### What to produce
Return all lines from the listing below in which the string "code" occurs.

### Dataset records
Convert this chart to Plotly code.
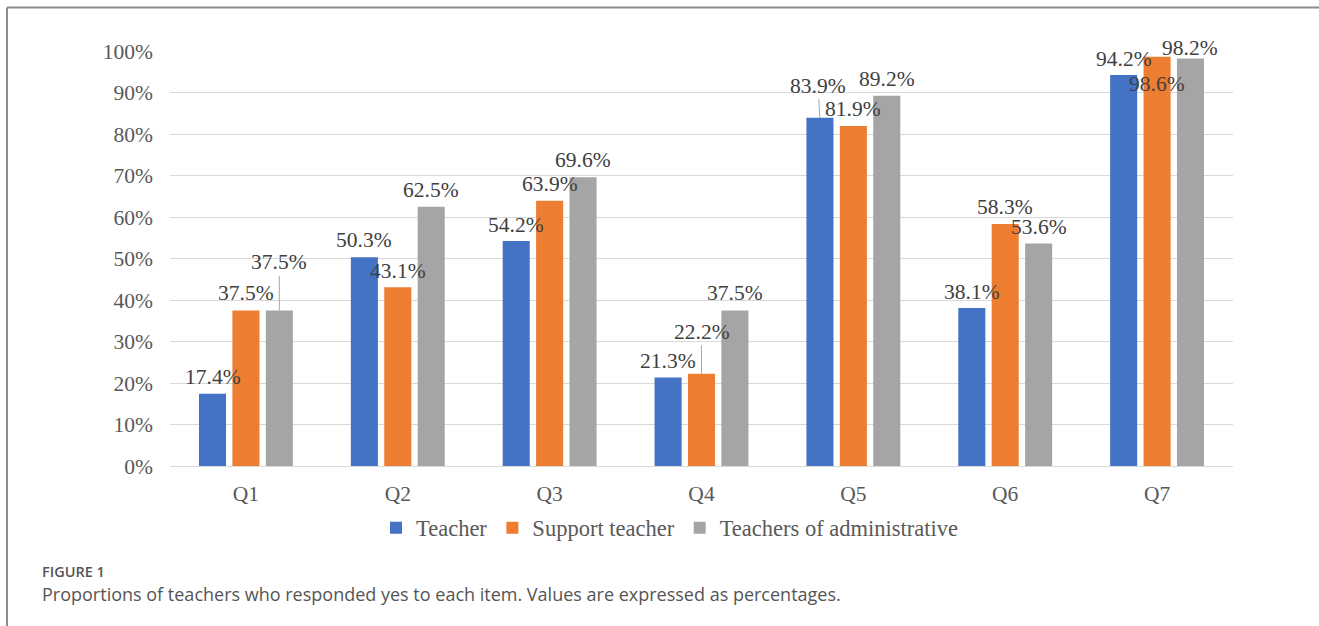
* * *
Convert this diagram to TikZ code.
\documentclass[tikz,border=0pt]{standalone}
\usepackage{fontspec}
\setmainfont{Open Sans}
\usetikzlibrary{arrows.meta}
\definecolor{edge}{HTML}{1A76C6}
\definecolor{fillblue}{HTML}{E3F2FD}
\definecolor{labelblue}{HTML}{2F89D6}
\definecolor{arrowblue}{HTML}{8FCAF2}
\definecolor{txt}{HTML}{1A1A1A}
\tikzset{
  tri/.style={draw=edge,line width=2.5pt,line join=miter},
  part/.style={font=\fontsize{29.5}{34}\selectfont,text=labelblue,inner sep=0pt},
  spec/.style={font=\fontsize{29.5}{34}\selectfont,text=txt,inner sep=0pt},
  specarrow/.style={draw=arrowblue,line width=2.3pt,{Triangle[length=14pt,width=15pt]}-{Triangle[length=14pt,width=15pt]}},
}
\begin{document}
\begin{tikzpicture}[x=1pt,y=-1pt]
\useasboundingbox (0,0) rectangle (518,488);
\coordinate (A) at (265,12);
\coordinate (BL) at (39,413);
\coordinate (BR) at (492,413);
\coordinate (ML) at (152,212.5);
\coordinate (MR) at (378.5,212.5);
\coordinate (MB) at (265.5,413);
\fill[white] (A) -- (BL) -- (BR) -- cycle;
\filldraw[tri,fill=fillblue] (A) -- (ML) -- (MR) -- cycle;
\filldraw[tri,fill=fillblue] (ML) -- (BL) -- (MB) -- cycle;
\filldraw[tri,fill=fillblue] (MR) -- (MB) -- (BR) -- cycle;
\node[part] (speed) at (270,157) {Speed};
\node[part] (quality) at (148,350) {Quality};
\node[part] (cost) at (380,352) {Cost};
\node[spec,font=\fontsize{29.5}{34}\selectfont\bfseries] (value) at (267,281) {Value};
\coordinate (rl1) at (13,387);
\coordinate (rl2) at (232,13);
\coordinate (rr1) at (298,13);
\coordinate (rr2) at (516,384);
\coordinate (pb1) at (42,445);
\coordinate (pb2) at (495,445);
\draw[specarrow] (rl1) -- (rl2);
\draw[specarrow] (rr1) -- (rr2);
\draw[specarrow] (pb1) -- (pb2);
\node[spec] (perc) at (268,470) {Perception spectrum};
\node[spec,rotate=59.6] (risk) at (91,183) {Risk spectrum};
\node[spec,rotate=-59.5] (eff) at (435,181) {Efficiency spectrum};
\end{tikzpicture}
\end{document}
...
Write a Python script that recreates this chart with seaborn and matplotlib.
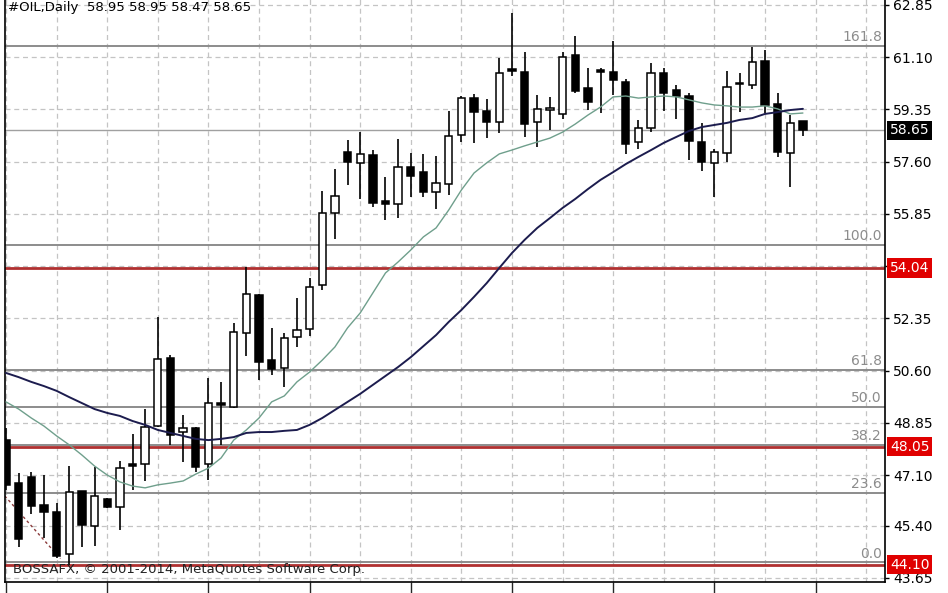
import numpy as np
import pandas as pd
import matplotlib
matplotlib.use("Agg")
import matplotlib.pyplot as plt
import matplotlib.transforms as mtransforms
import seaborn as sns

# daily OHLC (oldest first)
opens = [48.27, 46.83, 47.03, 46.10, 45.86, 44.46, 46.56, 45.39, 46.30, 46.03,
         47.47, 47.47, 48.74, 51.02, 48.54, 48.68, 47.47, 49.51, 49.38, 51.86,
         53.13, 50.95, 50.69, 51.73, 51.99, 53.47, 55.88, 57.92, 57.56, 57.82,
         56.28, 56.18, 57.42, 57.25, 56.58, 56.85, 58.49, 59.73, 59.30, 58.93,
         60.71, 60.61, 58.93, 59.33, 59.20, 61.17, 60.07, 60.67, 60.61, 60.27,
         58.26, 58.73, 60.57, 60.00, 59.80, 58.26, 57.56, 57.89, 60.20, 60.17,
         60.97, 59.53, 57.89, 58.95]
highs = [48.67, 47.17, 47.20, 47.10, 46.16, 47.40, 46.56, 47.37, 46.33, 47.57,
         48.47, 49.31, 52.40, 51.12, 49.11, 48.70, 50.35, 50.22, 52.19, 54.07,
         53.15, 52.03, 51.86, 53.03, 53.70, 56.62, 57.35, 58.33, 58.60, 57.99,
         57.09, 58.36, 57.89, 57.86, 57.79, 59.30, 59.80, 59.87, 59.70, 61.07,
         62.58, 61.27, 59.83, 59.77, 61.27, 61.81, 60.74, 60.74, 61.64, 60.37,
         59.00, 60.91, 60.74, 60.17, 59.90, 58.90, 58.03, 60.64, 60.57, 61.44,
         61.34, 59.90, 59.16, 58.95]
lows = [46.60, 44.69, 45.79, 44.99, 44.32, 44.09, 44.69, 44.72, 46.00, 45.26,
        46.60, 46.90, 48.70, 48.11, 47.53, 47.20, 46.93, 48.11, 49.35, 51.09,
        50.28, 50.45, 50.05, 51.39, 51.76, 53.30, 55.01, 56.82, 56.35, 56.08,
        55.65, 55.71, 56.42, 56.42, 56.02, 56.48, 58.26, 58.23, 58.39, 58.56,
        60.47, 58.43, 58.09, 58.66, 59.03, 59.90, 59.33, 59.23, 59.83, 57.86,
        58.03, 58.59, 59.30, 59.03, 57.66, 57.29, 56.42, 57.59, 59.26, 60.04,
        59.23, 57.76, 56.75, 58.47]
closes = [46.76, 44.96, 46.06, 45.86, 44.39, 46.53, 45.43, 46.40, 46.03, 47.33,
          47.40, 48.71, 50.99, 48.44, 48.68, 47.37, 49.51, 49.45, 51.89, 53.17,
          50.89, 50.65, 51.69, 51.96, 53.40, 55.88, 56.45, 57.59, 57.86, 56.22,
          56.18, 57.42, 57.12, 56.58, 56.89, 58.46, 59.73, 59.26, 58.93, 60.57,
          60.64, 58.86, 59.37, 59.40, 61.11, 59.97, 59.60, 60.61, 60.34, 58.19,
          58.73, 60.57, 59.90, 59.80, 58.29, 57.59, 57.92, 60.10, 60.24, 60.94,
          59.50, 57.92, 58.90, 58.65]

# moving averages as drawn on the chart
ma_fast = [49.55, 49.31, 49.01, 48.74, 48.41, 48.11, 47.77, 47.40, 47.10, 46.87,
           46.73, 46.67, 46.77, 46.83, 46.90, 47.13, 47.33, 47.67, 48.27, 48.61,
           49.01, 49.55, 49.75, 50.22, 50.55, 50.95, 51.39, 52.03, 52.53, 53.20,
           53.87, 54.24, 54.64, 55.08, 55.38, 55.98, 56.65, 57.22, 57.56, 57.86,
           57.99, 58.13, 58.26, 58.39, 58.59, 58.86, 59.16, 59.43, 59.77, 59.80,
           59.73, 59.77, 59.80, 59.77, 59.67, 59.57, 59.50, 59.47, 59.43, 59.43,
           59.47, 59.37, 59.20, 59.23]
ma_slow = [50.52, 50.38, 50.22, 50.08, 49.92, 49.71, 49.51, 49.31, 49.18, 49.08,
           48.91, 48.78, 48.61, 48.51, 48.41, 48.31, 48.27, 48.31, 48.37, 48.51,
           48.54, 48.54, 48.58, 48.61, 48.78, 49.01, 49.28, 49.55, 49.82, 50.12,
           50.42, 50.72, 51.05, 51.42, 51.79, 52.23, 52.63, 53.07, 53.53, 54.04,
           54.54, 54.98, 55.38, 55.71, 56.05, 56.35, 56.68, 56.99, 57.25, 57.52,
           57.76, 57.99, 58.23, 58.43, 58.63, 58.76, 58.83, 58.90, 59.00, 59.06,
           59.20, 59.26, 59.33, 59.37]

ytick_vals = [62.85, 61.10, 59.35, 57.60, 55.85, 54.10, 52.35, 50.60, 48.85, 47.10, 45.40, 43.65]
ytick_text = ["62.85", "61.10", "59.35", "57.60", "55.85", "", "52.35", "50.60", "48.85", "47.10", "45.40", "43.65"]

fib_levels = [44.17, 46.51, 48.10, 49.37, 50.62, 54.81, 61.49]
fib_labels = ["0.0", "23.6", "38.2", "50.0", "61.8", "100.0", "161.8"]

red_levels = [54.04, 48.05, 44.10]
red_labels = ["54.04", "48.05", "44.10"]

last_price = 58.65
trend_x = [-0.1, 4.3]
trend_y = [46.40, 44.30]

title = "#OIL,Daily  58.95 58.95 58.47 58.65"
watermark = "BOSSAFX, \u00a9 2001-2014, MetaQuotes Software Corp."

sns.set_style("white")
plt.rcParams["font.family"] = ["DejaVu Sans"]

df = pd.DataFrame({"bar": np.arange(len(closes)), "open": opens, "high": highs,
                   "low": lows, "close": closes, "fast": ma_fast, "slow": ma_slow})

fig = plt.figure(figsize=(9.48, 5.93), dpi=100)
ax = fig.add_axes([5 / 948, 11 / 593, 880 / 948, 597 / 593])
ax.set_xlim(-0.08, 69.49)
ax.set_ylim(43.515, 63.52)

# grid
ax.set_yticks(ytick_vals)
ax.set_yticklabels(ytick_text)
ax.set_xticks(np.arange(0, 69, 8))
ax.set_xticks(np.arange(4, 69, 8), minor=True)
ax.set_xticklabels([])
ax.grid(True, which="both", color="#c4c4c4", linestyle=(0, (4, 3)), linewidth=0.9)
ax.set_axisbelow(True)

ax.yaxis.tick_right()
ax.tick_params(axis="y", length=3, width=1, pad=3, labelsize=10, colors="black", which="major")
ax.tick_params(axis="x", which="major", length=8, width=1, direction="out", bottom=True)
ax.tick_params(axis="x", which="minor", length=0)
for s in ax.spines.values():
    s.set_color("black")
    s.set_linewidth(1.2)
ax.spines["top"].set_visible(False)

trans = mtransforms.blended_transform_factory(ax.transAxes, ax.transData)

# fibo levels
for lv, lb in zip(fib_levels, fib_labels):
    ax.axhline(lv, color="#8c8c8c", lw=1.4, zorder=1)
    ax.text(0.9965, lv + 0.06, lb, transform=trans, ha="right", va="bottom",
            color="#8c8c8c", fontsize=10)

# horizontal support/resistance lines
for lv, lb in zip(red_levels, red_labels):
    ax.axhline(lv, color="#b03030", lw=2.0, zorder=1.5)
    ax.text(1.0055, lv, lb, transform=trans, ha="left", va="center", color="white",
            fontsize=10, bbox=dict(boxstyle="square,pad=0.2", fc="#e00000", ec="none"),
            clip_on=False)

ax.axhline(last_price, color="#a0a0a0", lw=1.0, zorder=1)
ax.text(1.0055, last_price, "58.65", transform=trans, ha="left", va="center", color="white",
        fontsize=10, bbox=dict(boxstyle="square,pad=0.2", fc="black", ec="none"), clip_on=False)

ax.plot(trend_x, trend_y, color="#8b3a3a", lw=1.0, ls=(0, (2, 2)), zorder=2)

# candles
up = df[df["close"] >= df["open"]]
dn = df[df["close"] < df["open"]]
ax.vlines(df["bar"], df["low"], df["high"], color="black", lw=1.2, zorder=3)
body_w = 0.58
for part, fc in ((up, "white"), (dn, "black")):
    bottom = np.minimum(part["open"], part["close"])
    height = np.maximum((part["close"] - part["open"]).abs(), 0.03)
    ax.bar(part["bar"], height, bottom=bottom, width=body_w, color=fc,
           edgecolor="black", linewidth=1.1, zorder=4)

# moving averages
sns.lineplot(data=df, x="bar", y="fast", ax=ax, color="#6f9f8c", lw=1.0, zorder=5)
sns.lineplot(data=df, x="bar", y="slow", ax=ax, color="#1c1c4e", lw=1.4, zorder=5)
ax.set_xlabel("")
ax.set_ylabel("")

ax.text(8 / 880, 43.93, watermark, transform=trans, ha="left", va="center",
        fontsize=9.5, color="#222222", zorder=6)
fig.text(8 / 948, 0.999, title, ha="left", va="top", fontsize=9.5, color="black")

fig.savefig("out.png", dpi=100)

### The reply
Convert this chart to Plotly code.
Convert this diagram to TikZ code.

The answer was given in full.